▶ [Work required]: Output each line exactly as it appears, skipping any embedded picture.

▶ [Information provided]:
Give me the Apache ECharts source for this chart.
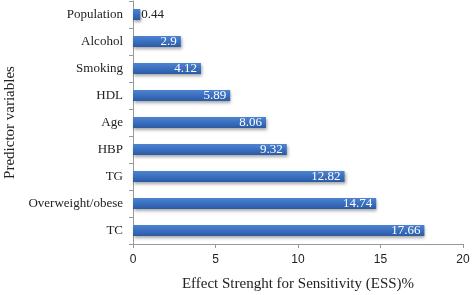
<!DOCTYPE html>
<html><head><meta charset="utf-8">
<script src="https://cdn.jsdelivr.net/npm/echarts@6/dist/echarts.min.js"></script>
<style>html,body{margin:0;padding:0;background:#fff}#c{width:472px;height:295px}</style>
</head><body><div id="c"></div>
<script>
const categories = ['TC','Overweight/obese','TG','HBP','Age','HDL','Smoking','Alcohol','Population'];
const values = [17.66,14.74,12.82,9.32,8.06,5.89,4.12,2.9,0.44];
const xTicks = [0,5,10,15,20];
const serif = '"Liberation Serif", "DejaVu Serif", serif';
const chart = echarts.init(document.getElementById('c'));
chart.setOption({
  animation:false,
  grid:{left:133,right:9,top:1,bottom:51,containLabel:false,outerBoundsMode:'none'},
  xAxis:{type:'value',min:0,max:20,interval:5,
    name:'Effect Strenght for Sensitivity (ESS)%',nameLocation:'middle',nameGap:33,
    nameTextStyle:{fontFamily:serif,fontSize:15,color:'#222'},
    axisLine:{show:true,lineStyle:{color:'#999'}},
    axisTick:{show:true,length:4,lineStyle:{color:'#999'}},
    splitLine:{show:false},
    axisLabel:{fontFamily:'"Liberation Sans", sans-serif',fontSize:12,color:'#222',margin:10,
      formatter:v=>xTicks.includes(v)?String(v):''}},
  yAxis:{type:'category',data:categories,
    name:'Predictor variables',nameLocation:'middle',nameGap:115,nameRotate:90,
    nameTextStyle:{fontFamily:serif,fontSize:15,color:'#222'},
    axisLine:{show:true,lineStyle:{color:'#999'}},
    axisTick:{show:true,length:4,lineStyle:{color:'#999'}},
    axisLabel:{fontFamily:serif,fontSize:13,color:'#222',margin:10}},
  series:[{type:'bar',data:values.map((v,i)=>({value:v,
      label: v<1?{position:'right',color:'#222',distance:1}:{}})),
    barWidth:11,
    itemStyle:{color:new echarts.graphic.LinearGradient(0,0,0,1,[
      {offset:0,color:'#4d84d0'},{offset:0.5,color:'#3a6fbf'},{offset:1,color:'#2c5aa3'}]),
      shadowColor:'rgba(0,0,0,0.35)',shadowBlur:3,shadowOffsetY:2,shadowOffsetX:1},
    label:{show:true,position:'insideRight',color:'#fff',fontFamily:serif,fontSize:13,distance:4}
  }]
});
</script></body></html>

▶ [Output for this task]:
Give me the Apache ECharts source for this chart.
<!DOCTYPE html>
<html><head><meta charset="utf-8">
<script src="https://cdn.jsdelivr.net/npm/echarts@6/dist/echarts.min.js"></script>
<style>html,body{margin:0;padding:0;background:#fff}#c{width:472px;height:295px}</style>
</head><body><div id="c"></div>
<script>
const categories = ['TC','Overweight/obese','TG','HBP','Age','HDL','Smoking','Alcohol','Population'];
const values = [17.66,14.74,12.82,9.32,8.06,5.89,4.12,2.9,0.44];
const xTicks = [0,5,10,15,20];
const serif = '"Liberation Serif", "DejaVu Serif", serif';
const chart = echarts.init(document.getElementById('c'));
chart.setOption({
  animation:false,
  grid:{left:133,right:9,top:1,bottom:51,containLabel:false,outerBoundsMode:'none'},
  xAxis:{type:'value',min:0,max:20,interval:5,
    name:'Effect Strenght for Sensitivity (ESS)%',nameLocation:'middle',nameGap:33,
    nameTextStyle:{fontFamily:serif,fontSize:15,color:'#222'},
    axisLine:{show:true,lineStyle:{color:'#999'}},
    axisTick:{show:true,length:4,lineStyle:{color:'#999'}},
    splitLine:{show:false},
    axisLabel:{fontFamily:'"Liberation Sans", sans-serif',fontSize:12,color:'#222',margin:10,
      formatter:v=>xTicks.includes(v)?String(v):''}},
  yAxis:{type:'category',data:categories,
    name:'Predictor variables',nameLocation:'middle',nameGap:115,nameRotate:90,
    nameTextStyle:{fontFamily:serif,fontSize:15,color:'#222'},
    axisLine:{show:true,lineStyle:{color:'#999'}},
    axisTick:{show:true,length:4,lineStyle:{color:'#999'}},
    axisLabel:{fontFamily:serif,fontSize:13,color:'#222',margin:10}},
  series:[{type:'bar',data:values.map((v,i)=>({value:v,
      label: v<1?{position:'right',color:'#222',distance:1}:{}})),
    barWidth:11,
    itemStyle:{color:new echarts.graphic.LinearGradient(0,0,0,1,[
      {offset:0,color:'#4d84d0'},{offset:0.5,color:'#3a6fbf'},{offset:1,color:'#2c5aa3'}]),
      shadowColor:'rgba(0,0,0,0.35)',shadowBlur:3,shadowOffsetY:2,shadowOffsetX:1},
    label:{show:true,position:'insideRight',color:'#fff',fontFamily:serif,fontSize:13,distance:4}
  }]
});
</script></body></html>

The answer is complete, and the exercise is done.